Quizás la frase del discurso de Xi que ha tenido mayor repercusión internacional es la que anuncia que el pueblo chino «jamás permitirá que ninguna fuerza exterior nos intimide, oprima o esclavice». Cualquier leader nacional gustaría de poder decir eso si llegase a ser necesario, pero dicho por un gigante, embarcado en un desenfrenado proceso armamentístico, y con un largo pasado imperial que no renuncia a resucitar en su periferia y extender más allá, suena no ya a desafío, que es el tono general del discurso, sino abiertamente amenazador, en la rimbombante frase que viene a continuación: «Quien lo intente será apaleado y pagará con su sangre al chocar con la gran muralla de acero forjada por más de 1400 millones de chinos con su carne y sangre». No parece que nadie pretenda tal cosa, por lo que habría que pensar que la amenaza se refiere a los intentos de frenar ambiciones obvias en la política exterior, que el cada vez más afirmativo Xi ha ido explicitando en los últimos tiempos.

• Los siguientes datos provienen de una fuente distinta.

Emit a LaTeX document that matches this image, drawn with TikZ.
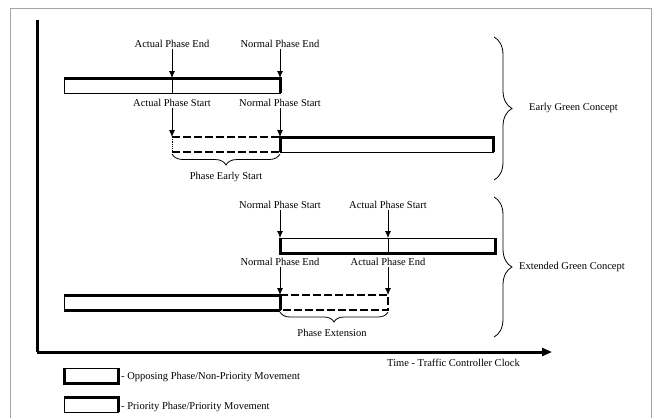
\documentclass[tikz,border=0pt]{standalone}
\usepackage{fontspec}
\setmainfont{Liberation Serif}
\usetikzlibrary{arrows.meta,decorations.pathreplacing}
\begin{document}
\begin{tikzpicture}[x=1pt,y=-1pt,
  lbl/.style={inner sep=1pt,font=\fontsize{10.5}{12}\selectfont},
  arr/.style={-{Latex[length=7pt,width=6pt]},line width=0.8pt},
  thinedge/.style={line width=0.8pt},
  thickedge/.style={line width=3pt},
  dashedge/.style={line width=2.6pt,dash pattern=on 8pt off 3pt},
  dashthin/.style={line width=1.8pt,dash pattern=on 8pt off 3pt},
  brc/.style={decorate,decoration={brace,amplitude=#1},line width=0.8pt},
]
\useasboundingbox (0,0) rectangle (660,418);
% outer frame
\draw[gray!70,line width=0.8pt] (10,418) -- (10,8) -- (651,8) -- (651,418);
% axes
\coordinate (ytop) at (37,20);
\coordinate (orig) at (37,352);
\coordinate (xend) at (552,352);
\draw[line width=3pt] (ytop) -- (orig);
\draw[line width=3pt,-{Triangle[length=10pt,width=8pt]}] (orig) -- (xend);
\node[lbl,anchor=west] (tlab) at (386,363) {Time - Traffic Controller Clock};

% ===== Early Green Concept =====
% bar A
\draw[thinedge] (64,78) rectangle (280,93);
\draw[thickedge] (64,78) -- (280,78) -- (280,93);
\draw[thinedge] (172,78) -- (172,93);
% dashed early start region
\draw[thinedge,densely dotted] (172,137) -- (172,152);
\draw[dashedge] (172,137) -- (280,137);
\draw[dashthin] (172,152) -- (280,152);
% bar B
\draw[thinedge] (280,137) rectangle (493,152);
\draw[thickedge] (280,152) -- (280,137) -- (493,137) -- (493,152);

\node[lbl] (ape1) at (172,44) {Actual Phase End};
\node[lbl] (npe1) at (280,44) {Normal Phase End};
\node[lbl] (aps1) at (172,103) {Actual Phase Start};
\node[lbl] (nps1) at (280,103) {Normal Phase Start};
\coordinate (a1) at (172,78);
\coordinate (b1) at (280,78);
\coordinate (c1) at (172,137);
\coordinate (d1) at (280,137);
\draw[arr] (ape1.south) -- (a1);
\draw[arr] (npe1.south) -- (b1);
\draw[arr] (aps1.south) -- (c1);
\draw[arr] (nps1.south) -- (d1);

\coordinate (bs1) at (280,154);
\coordinate (be1) at (172,154);
\draw[brc=11pt] (bs1) -- (be1);
\node[lbl] (pes) at (226,177) {Phase Early Start};

\coordinate (gb1) at (494,37);
\coordinate (gb2) at (494,180);
\draw[brc=18pt] (gb1) -- (gb2);
\node[lbl,anchor=west] (egc) at (528,108) {Early Green Concept};

% ===== Extended Green Concept =====
% bar C
\draw[thinedge] (280,238) rectangle (495,253);
\draw[thickedge] (280,238) -- (280,253) -- (495,253) -- (495,238);
\draw[thinedge] (388,238) -- (388,253);
% bar D
\draw[thinedge] (64,295) rectangle (280,310);
\draw[thickedge] (64,295) -- (280,295);
\draw[thickedge] (64,310) -- (280,310);
\draw[thickedge] (280,295) -- (280,310);
% dashed extension region
\draw[dashedge] (280,295) -- (388,295) -- (388,310) -- (280,310);

\node[lbl] (nps2) at (280,205) {Normal Phase Start};
\node[lbl] (aps2) at (388,205) {Actual Phase Start};
\node[lbl] (npe2) at (280,262) {Normal Phase End};
\node[lbl] (ape2) at (388,262) {Actual Phase End};
\coordinate (a2) at (280,238);
\coordinate (b2) at (388,238);
\coordinate (c2) at (280,295);
\coordinate (d2) at (388,295);
\draw[arr] (nps2.south) -- (a2);
\draw[arr] (aps2.south) -- (b2);
\draw[arr] (npe2.south) -- (c2);
\draw[arr] (ape2.south) -- (d2);

\coordinate (bs2) at (388,312);
\coordinate (be2) at (280,312);
\draw[brc=10pt] (bs2) -- (be2);
\node[lbl] (pext) at (332,333) {Phase Extension};

\coordinate (gb3) at (494,197);
\coordinate (gb4) at (494,337);
\draw[brc=18pt] (gb3) -- (gb4);
\node[lbl,anchor=west] (xgc) at (518,267) {Extended Green Concept};

% ===== Legend =====
\draw[thinedge] (64,368) rectangle (118,383);
\draw[thickedge] (64,368) -- (64,383) -- (118,383) -- (118,368);
\node[lbl,anchor=west] (leg1) at (120,377) {- Opposing Phase/Non-Priority Movement};
\draw[thinedge] (64,397) rectangle (118,412);
\draw[thickedge] (64,397) -- (118,397) -- (118,412);
\node[lbl,anchor=west] (leg2) at (120,407) {- Priority Phase/Priority Movement};
\end{tikzpicture}
\end{document}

Ni más ni menos que sustituir a Estados Unidos en su papel internacional desde 1945, digamos, sin entrar en matices, que hegemónico. Esto, desde luego, no le gusta nada a sus vecinos asiáticos, que durante siglos han querido zafarse de la apremiante influencia china. Está suscitando crecientes recelos en los poco combativos europeos. Ha puesto en alerta a los americanos, aproximando las en otros aspectos antagónicas políticas de Biden y Trump. Pero ni siquiera les gusta a los chinos que han saboreado la libertad, incluso en condiciones coloniales, como es el caso de Hong Kong, o desgajándose de la madre patria, mientras dure las incompatibilidades de régimen, como sucede con Taiwán. Y Taiwán es un punto casi al rojo vivo que nadie puede descartar que llegue al estallido.